Question

Find the exponential function \(f\left( x \right) = C{b^x}\) whose graph is given.

19.

Short answer

The exponential equation is \(y = 3 \cdot {\left( 2 \right)^x}\).

Step-by-step solution

Obtain the value of constant

From the graph, the points are \(\left( {1,6} \right)\), and \(\left( {3,24} \right)\).

Consider the equation\(y = f\left( x \right) = C{b^x}\).

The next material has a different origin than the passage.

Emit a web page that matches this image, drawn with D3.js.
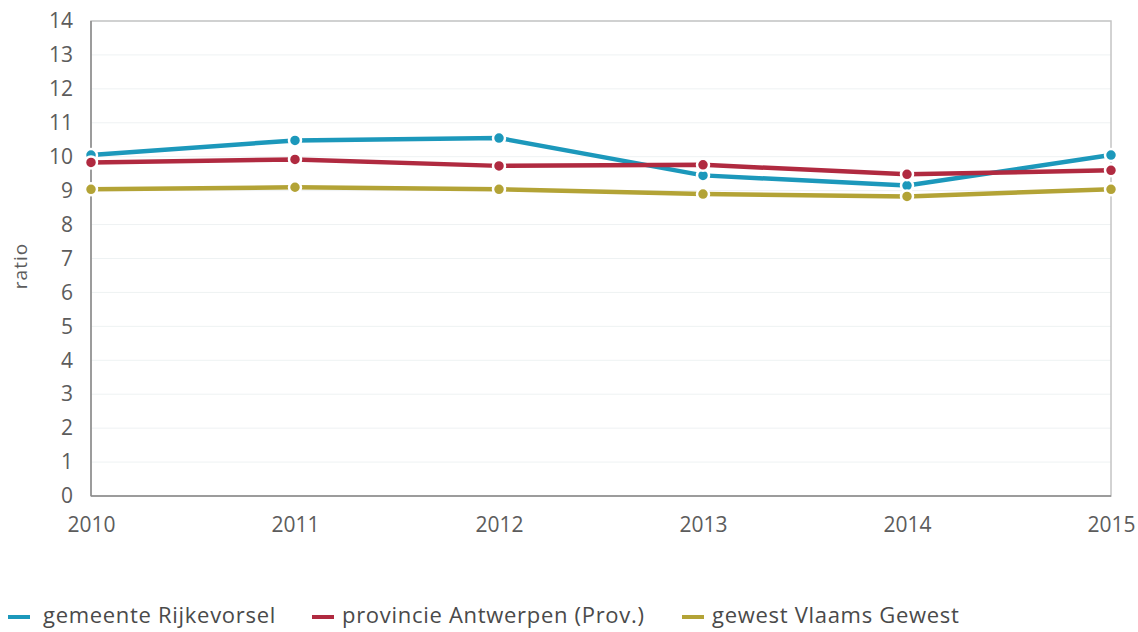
<!DOCTYPE html>
<html><head><meta charset="utf-8">
<script src="https://cdn.jsdelivr.net/npm/d3@7"></script>
<style>body{margin:0;background:#fff;}svg{display:block;font-family:"Open Sans",sans-serif;}</style>
</head><body><svg id="c" width="1138" height="632"></svg>
<script>
const years = [2010, 2011, 2012, 2013, 2014, 2015];
const seriesNames = ["gemeente Rijkevorsel", "provincie Antwerpen (Prov.)", "gewest Vlaams Gewest"];
const rijkevorsel = [10.05, 10.48, 10.55, 9.45, 9.15, 10.05];
const antwerpen = [9.83, 9.92, 9.73, 9.76, 9.48, 9.6];
const vlaams = [9.04, 9.1, 9.04, 8.9, 8.83, 9.04];
const yTicks = [0,1,2,3,4,5,6,7,8,9,10,11,12,13,14];
const colors = ["#1c98bb", "#b02a40", "#b3a336"];
const allSeries = [rijkevorsel, antwerpen, vlaams];

const svg = d3.select("#c");
const L = 91, R = 1111, T = 21, B = 496;
const x = d3.scalePoint().domain(years).range([L, R]);
const y = d3.scaleLinear().domain([0, 14]).range([B, T]);

// grid
svg.append("g").selectAll("line").data(yTicks.slice(1)).join("line")
  .attr("x1", L).attr("x2", R).attr("y1", d => y(d)).attr("y2", d => y(d))
  .attr("stroke", "#eef2f3").attr("stroke-width", 1);

// frame
svg.append("rect").attr("x", L).attr("y", T).attr("width", R - L).attr("height", B - T)
  .attr("fill", "none").attr("stroke", "#c4c4c4").attr("stroke-width", 1.5);
svg.append("line").attr("x1", L).attr("x2", L).attr("y1", T).attr("y2", B).attr("stroke", "#8a8a8a").attr("stroke-width", 1.5);
svg.append("line").attr("x1", L).attr("x2", R).attr("y1", B).attr("y2", B).attr("stroke", "#8a8a8a").attr("stroke-width", 1.5);

// y axis
const ya = svg.append("g").attr("transform", `translate(${L},0)`)
  .call(d3.axisLeft(y).tickValues(yTicks).tickSize(0).tickPadding(18));
ya.select(".domain").remove();
ya.selectAll("text").attr("font-size", 21).attr("fill", "#5c5c5c").attr("font-family", "Open Sans, sans-serif");

// x axis
const xa = svg.append("g").attr("transform", `translate(0,${B})`)
  .call(d3.axisBottom(x).tickSize(0).tickPadding(21).tickFormat(d3.format("d")));
xa.select(".domain").remove();
xa.selectAll("text").attr("font-size", 21).attr("fill", "#5c5c5c").attr("font-family", "Open Sans, sans-serif");

svg.append("text").attr("transform", `translate(27,266) rotate(-90)`)
  .attr("text-anchor", "middle").attr("font-size", 19).attr("letter-spacing", 1).attr("fill", "#5c5c5c").text("ratio");

// lines
const line = d3.line().x((d, i) => x(years[i])).y(d => y(d));
allSeries.forEach((s, k) => {
  svg.append("path").datum(s).attr("d", line).attr("fill", "none")
    .attr("stroke", colors[k]).attr("stroke-width", 4.5).attr("stroke-linejoin", "round");
});
allSeries.forEach((s, k) => {
  svg.append("g").selectAll("circle").data(s).join("circle")
    .attr("cx", (d, i) => x(years[i])).attr("cy", d => y(d)).attr("r", 6)
    .attr("fill", colors[k]).attr("stroke", "#fff").attr("stroke-width", 2.5);
});

// legend
const legX = [8, 312, 682];
const legTextX = [43, 342, 712];
const lg = svg.append("g");
seriesNames.forEach((n, k) => {
  lg.append("line").attr("x1", legX[k]).attr("x2", legX[k] + 22).attr("y1", 617).attr("y2", 617)
    .attr("stroke", colors[k]).attr("stroke-width", 4);
  lg.append("text").attr("x", legTextX[k]).attr("y", 623).attr("font-size", 22)
    .attr("letter-spacing", 0.7).attr("fill", "#4a4a4a").text(n);
});
</script></body></html>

Use the point\(\left( {1,6} \right)\)to get the value of constant as shown below:

\(\begin{aligned}6 &= C{b^1}\\C &= \frac{6}{b}\end{aligned}\)

Thus, \(C = \frac{6}{b}\).

Obtain the value of constant

Consider the equation \(y = f\left( x \right) = C{b^x}\).

Use the point\(\left( {3,24} \right)\)to get the value of constant as shown below:

\(24 = C{b^3}\)

Substitute\(\frac{6}{b}\)for \(C\) in the equation \(24 = C{b^3}\)to get the value of\(b\)as shown below:

\(\begin{aligned}C{b^3} &= 24\\\left( {\frac{6}{b}} \right) \cdot {b^3} &= 24\\6{b^2} &= 24\\{b^2} &= 4\\b &= \pm 2\end{aligned}\)

Since\(b > 0\), so\(b = 2\).

The value of\(C\)is shown below:

\(\begin{aligned}C &= \frac{6}{2}\\ &= 3\end{aligned}\)

So, the exponential equation becomes \(y = 3 \cdot {\left( 2 \right)^x}\).

Thus, the exponential equation is \(y = 3 \cdot {\left( 2 \right)^x}\).